The Theory of Poker by David Sklansky
Last updated: May 23, 2026
The Theory of Poker by David Sklansky is the most cited theory book in poker history. First published in 1978 as 'Sklansky on Poker Theory' and expanded into its definitive 28-chapter form in 1987 by Two Plus Two Publishing, the book introduced the Fundamental Theorem of Poker — the principle that you gain every time you play your hand as you would with full knowledge of your opponents' cards, and lose every time you deviate. Sklansky, a Caltech-educated mathematician, also coined or formalized effective odds (now pot odds), implied odds, reverse implied odds, the mathematical framework for bluffing, slowplaying theory, and position value. The book has 30+ editions/reprints and is still required reading before any modern GTO study, despite pre-dating solver-era equilibrium theory by roughly 25 years. Most working pros recommend it before tackling Super/System.
Definitions
Frequently Asked Questions
What is the Fundamental Theorem of Poker?
Sklansky's central thesis: 'Every time you play your hand the way you would if you could see your opponents' cards, you gain. And every time you play your hand differently from the way you would have played it if you could see their cards, they gain.' It frames poker as a battle of decisions made under hidden information — every deviation from what you'd do with perfect knowledge is, in expectation, a leak. Critically, the theorem applies to heads-up situations and breaks down somewhat in multi-way pots (Sklansky acknowledged this).
Is The Theory of Poker still relevant in the GTO era?

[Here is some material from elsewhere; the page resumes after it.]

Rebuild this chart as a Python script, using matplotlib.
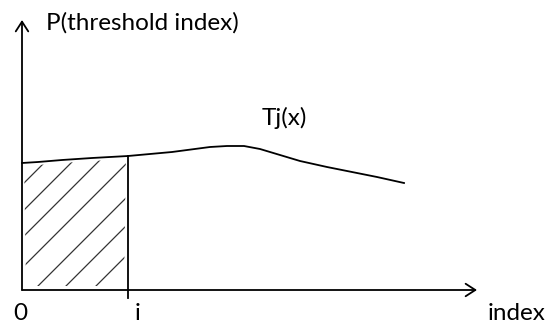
import matplotlib
matplotlib.use('Agg')
import matplotlib.pyplot as plt
from matplotlib.patches import Polygon
import numpy as np

# curve T_j(x) (x = index, y = P)
curve_x = [0, 16, 40, 70, 106, 150, 188, 205, 222, 238, 258, 278, 305, 330, 355, 382]
curve_y = [127, 128, 130, 132, 134, 138, 143, 144, 144, 141, 135, 129, 123, 118, 113, 107]

i_pos = 106          # position of the "i" mark
hatch_offsets = [105, 78, 52, 22, -12, -40, -70]   # lines y = x + c

x_end = 455
y_end = 270

plt.rcParams['font.family'] = ['Lato', 'DejaVu Sans']

fig = plt.figure(figsize=(5.49, 3.27), dpi=100)
ax = fig.add_axes([0, 0, 1, 1])
ax.set_xlim(-22, 527)
ax.set_ylim(-37, 290)
ax.axis('off')

# axes with open arrow heads
arrow = dict(arrowstyle='->,head_length=0.7,head_width=0.45', color='black', lw=1.3,
             shrinkA=0, shrinkB=0)
ax.annotate('', xy=(0, y_end), xytext=(0, 0), arrowprops=arrow)
ax.annotate('', xy=(x_end, 0), xytext=(0, 0), arrowprops=arrow)

# the curve
ax.plot(curve_x, curve_y, color='black', lw=1.3)

# vertical line at i down through a small tick
yi = np.interp(i_pos, curve_x, curve_y)
ax.plot([i_pos, i_pos], [yi, -8], color='black', lw=1.3)

# hatched area under the curve up to i
xs = np.linspace(0, i_pos, 50)
ys = np.interp(xs, curve_x, curve_y)
shrink = Polygon(np.column_stack([np.r_[4, xs[1:-1], i_pos - 4],
                                  np.r_[4, ys[1:-1] - 3, 4]]), closed=True, fill=False, lw=0)
ax.add_patch(shrink)
for c in hatch_offsets:
    hx = np.array([-50, 200])
    ln, = ax.plot(hx, hx + c, color='#333333', lw=0.9)
    ln.set_clip_path(shrink)

# labels
fs = 17.5
ax.text(24, 267, 'P(threshold index)', fontsize=fs, va='center', ha='left')
ax.text(240, 172, 'Tj(x)', fontsize=fs, va='center', ha='left')
ax.text(-9, -24, '0', fontsize=fs, va='center', ha='left')
ax.text(i_pos + 7, -24, 'i', fontsize=fs, va='center', ha='left')
ax.text(466, -24, 'index', fontsize=fs, va='center', ha='left')

fig.savefig('out.png', dpi=100)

Yes — but with caveats. The book pre-dates Game Theory Optimal solvers (which emerged 2014+) so its strategic prescriptions are exploitative rather than equilibrium-based. However, the core mathematical concepts — pot odds, implied odds, effective odds, EV thinking, position value — remain foundational to GTO study itself. Modern theorists like Matthew Janda and Will Tipton built directly on Sklansky's framework. Most pros recommend reading it before tackling solver work.
Should I read Theory of Poker or Super/System first?
Theory of Poker first. Sklansky's book teaches the universal mathematical principles underlying all poker variants — it's roughly 80% theory, 20% application. Doyle Brunson's Super/System (1979) is more about specific game strategies (no-limit hold'em, seven-card stud, lowball) at high stakes. Theory provides the lens; Super/System provides the war stories. Sklansky himself contributed a chapter to Super/System.
Who is David Sklansky?
American poker theorist and author born September 22, 1947. Caltech-educated mathematician (also studied at Penn). Co-founded Two Plus Two Publishing with Mason Malmuth in the 1980s. Author of 13+ poker books including 'Hold'em Poker', 'Hold'em Poker for Advanced Players' (with Malmuth), and 'Tournament Poker for Advanced Players.' Known for the 'Sklansky Bucks' EV concept and Sklansky-Karlson hand rankings. Reclusive — rarely gives interviews despite being one of poker's most influential theorists.
What concepts did Sklansky introduce in this book?
Many ideas now considered poker canon: effective odds (modern pot odds), implied odds (future bets you can win), reverse implied odds (future bets you'll lose when behind), position theory, the mathematical framework for bluffing (optimal bluff frequency), slowplaying and check-raising as deception strategy, and pre-flop hand ranking systems. The 28-chapter book is structured as a unified theoretical framework — every chapter builds on the Fundamental Theorem.